I have also been listening to a book on CD (er, iPhone mp3)...THE HOUSE OF MONDAVI. It chronicles the immigrant family's arrival to the New World, it's trek across the US, finally arriving in California's Napa Valley. And from there, taking over Charles Krug, with Robert Mondavi eventually starting his own winery which would later be sold to Constellation (the largest wine corporation in the world, if I'm not mistaken).

I have been taking walks every other day or so through the neighborhood, rain or shine. I'll take in a good bit of the book each walk. Such a fantastic tale of deceit, success, ego, and family.

Holly bought the new book by Randall Grahm (of Bonny Doon fame). It's called BEEN DOON SO LONG. And while I feel like alot of their wine turned to shit (as he agrees, even as early on as in the introduction!), I have appreciated their iconoclastic approach to the wine industry, scoffing at Parker scores and pissing off wine writers left and right. They also have grown (and bought) unusual varieties of grapes, made ridiculous wines, and had some impressive labels.

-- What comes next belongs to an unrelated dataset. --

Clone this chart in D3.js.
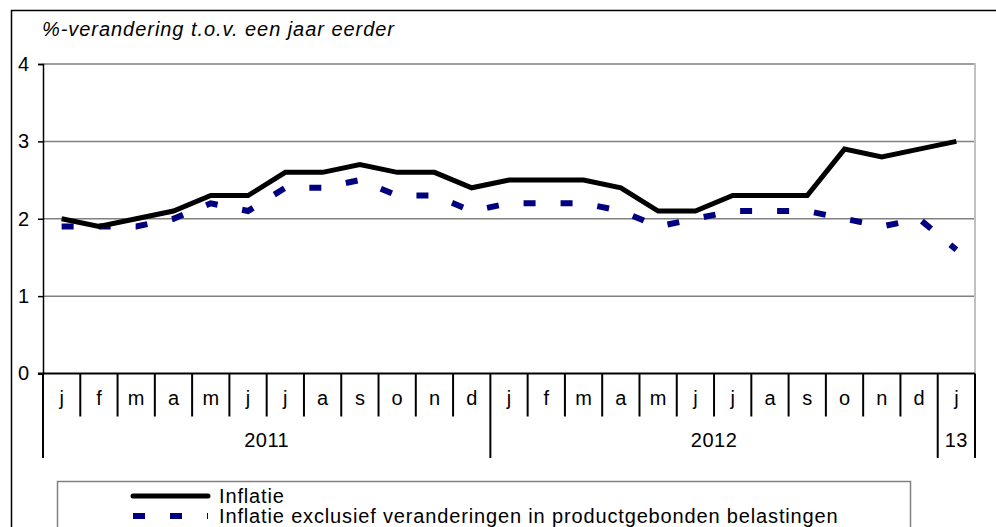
<!DOCTYPE html>
<html>
<head>
<meta charset="utf-8">
<script src="https://cdn.jsdelivr.net/npm/d3@7"></script>
<style>
  html, body { margin: 0; padding: 0; background: #fff; }
  svg { display: block; font-family: "Liberation Sans", Arial, sans-serif; }
</style>
</head>
<body>
<svg id="chart" width="996" height="527"></svg>
<script>
const months = ["j","f","m","a","m","j","j","a","s","o","n","d",
                "j","f","m","a","m","j","j","a","s","o","n","d",
                "j"];
const inflatie = [2.0,1.9,2.0,2.1,2.3,2.3,2.6,2.6,2.7,2.6,2.6,2.4,
                  2.5,2.5,2.5,2.4,2.1,2.1,2.3,2.3,2.3,2.9,2.8,2.9,
                  3.0];
const exclTax  = [1.9,1.9,1.9,2.0,2.2,2.1,2.4,2.4,2.5,2.3,2.3,2.1,
                  2.2,2.2,2.2,2.1,1.9,2.0,2.1,2.1,2.1,2.0,1.9,2.0,
                  1.6];
const years = [{label:"2011", start:0, end:12},
               {label:"2012", start:12, end:24},
               {label:"13", start:24, end:25}];
const yTicks = [0,1,2,3,4];
const titleText = "%-verandering t.o.v. een jaar eerder";
const legendLabels = ["Inflatie", "Inflatie exclusief veranderingen in productgebonden belastingen"];

const svg = d3.select("#chart");
const L = 43, R = 975, T = 64, B = 373.5;

svg.append("rect").attr("width",996).attr("height",527).attr("fill","#fff");
// outer frame
svg.append("rect").attr("x",11.5).attr("y",10.5).attr("width",1100).attr("height",600)
  .attr("fill","none").attr("stroke","#000").attr("stroke-width",1.5);

const x = d3.scaleBand().domain(d3.range(months.length)).range([L, R]).paddingInner(0).paddingOuter(0);
const y = d3.scaleLinear().domain([0,4]).range([B, T]);

// gridlines
svg.append("g").selectAll("line").data(yTicks.filter(d=>d>0)).join("line")
  .attr("x1",L).attr("x2",R).attr("y1",d=>y(d)).attr("y2",d=>y(d))
  .attr("stroke","#808080").attr("stroke-width",1.5);

// right border
svg.append("line").attr("x1",R).attr("x2",R).attr("y1",T-1).attr("y2",B)
  .attr("stroke","#c0c0c0").attr("stroke-width",2);

// y axis
const yAxis = d3.axisLeft(y).tickValues(yTicks).tickSize(5).tickPadding(9).tickFormat(d3.format("d"));
const gy = svg.append("g").attr("transform",`translate(${L},0)`).call(yAxis);
gy.select(".domain").attr("stroke","#000").attr("stroke-width",1.5);
gy.selectAll(".tick line").attr("stroke","#000").attr("stroke-width",1.5);
gy.selectAll(".tick text").attr("font-size",20).attr("fill","#000")
  .attr("font-family","Liberation Sans, Arial, sans-serif");

// x axis line
svg.append("line").attr("x1",L-5).attr("x2",R).attr("y1",B).attr("y2",B)
  .attr("stroke","#000").attr("stroke-width",2);

// category separators
const bounds = d3.range(months.length + 1);
const yearBounds = new Set(years.flatMap(d=>[d.start,d.end]));
svg.append("g").selectAll("line").data(bounds).join("line")
  .attr("x1",i=> i===months.length ? R : x(i)).attr("x2",i=> i===months.length ? R : x(i))
  .attr("y1",B).attr("y2",i=> yearBounds.has(i) ? 458 : 416.5)
  .attr("stroke","#000").attr("stroke-width",2);

// month labels
svg.append("g").selectAll("text").data(months).join("text")
  .attr("x",(d,i)=>x(i)+x.bandwidth()/2).attr("y",405)
  .attr("text-anchor","middle").attr("font-size",20).attr("fill","#000")
  .text(d=>d);

// year labels
svg.append("g").selectAll("text").data(years).join("text")
  .attr("x",d=> (x(d.start) + (d.end===months.length ? R : x(d.end)))/2).attr("y",447)
  .attr("text-anchor","middle").attr("font-size",20).attr("fill","#000")
  .attr("letter-spacing",0.5)
  .text(d=>d.label);

// title
svg.append("text").attr("x",42).attr("y",36).attr("font-size",20).attr("font-style","italic")
  .attr("letter-spacing",0.95)
  .attr("fill","#000").text(titleText);

// lines
const line = vals => d3.line().x((d,i)=>x(i)+x.bandwidth()/2).y(d=>y(d))(vals);
svg.append("path").attr("d",line(exclTax)).attr("fill","none")
  .attr("stroke","#000080").attr("stroke-width",6).attr("stroke-dasharray","12,25");
svg.append("path").attr("d",line(inflatie)).attr("fill","none")
  .attr("stroke","#000").attr("stroke-width",5).attr("stroke-linejoin","miter");

// legend
svg.append("rect").attr("x",57.5).attr("y",481.5).attr("width",853).attr("height",80)
  .attr("fill","#fff").attr("stroke","#808080").attr("stroke-width",1.5);
svg.append("line").attr("x1",133).attr("x2",208).attr("y1",496).attr("y2",496)
  .attr("stroke","#000").attr("stroke-width",5).attr("stroke-linecap","round");
svg.append("line").attr("x1",133).attr("x2",208).attr("y1",516).attr("y2",516)
  .attr("stroke","#000080").attr("stroke-width",6).attr("stroke-dasharray","12,25");
svg.append("g").selectAll("text").data(legendLabels).join("text")
  .attr("x",219).attr("y",(d,i)=>503 + i*20).attr("font-size",20).attr("fill","#000")
  .attr("letter-spacing",0.85)
  .text(d=>d);
</script>
</body>
</html>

Seems like Grahm had a sort of wake-up experience and is now planting a small biodynamic vineyard near Santa Cruz and going to be producing much smaller-batch artisan wine. Sounds good! His perspective–not just on winemaking, but life itself–is very inspiring and resonant. I am reminded that I really appreciate those that push into this journey called life, trying things on, trying things out, changing when we can, how we can. Really pushing into the fabric of existence.

I raise my glass (er, cup of joe this morning) to 2010 - The Year of The Book!

BTW - Thinking of mixing wine and coffee, the Mondavi family drank their morning coffee in the old Italian way...with a tablespoon of red wine added to each cup. Hmm. Doesn't sound quite right...especially if you throw creamer in as well!

Sunday, January 17, 2010

New TCS Project for 2010?

I continue to work on new tunes here and there, attempting to find some traction for a sixth The Cobalt Season project. Lots going on in life, so it continues to be a sort of back burner project. But still I'm moving ahead, slowly. And I hope to have something to share this year.

I wrote this little ditty as a sort of preface to the album. Well, preface is overstating it a bit, but...

Bullshit prose!
Pedantic rants!
What will he do next?

Perhaps build an archetype?
Untouchable
Irreverent
Famous
And universally beloved

Or show us the world?
Free of Empire
As it should be
But might never

Perhaps He will amaze us with complexity?
Juxtapose criminals and saints
Peruse
The history of G-d
Shaken

Or perhaps he will sink low?
Drag us down with him
Low
To the ground
Near hell
Nearer heaven
Nearer us/we/them
Nearer me

Always me
Always me

Sunday, January 10, 2010

Catching Up

Does anyone else get a little depressed after reading a book (fiction, in particular)? The book is over, you put it down, filled with emotion. And then, in the days following, you find yourself a little low?

I do. I so seldom read fiction that I guess I really get hit by it.

Come to think of it, I felt the same way after the final episode of Six Feet Under.

Anyway, I just finished Children of God (Mary Doria Russell's follow-up book to The Sparrow...see previous post). I loved it. The two books a matched pair, vamping on similar themes. Different, all the same. Highly recommended reading for your 2010.

Now I continue with my prior reading list...finishing Tolle's A New Earth along with a slew of winemaking and wine industry books for pleasure. Oh, and to top that off, this year I've got textbooks. Yip, I'm back in school.

This quarter finds me taking Chem 104 and Intro to Viticulture (the growing of grapevines). In Spring, I'll continue with Chem 105 and Chemical Analysis of Must and Wine. It's fun to be back in school, but I am honestly a bit overwhelmed by the homework sometimes.

I continue to plot out what my future in wine could look like. Some great ideas being floated and this year looks promising. Stay tuned.

Oh, well, there's a baby crying...gotta get.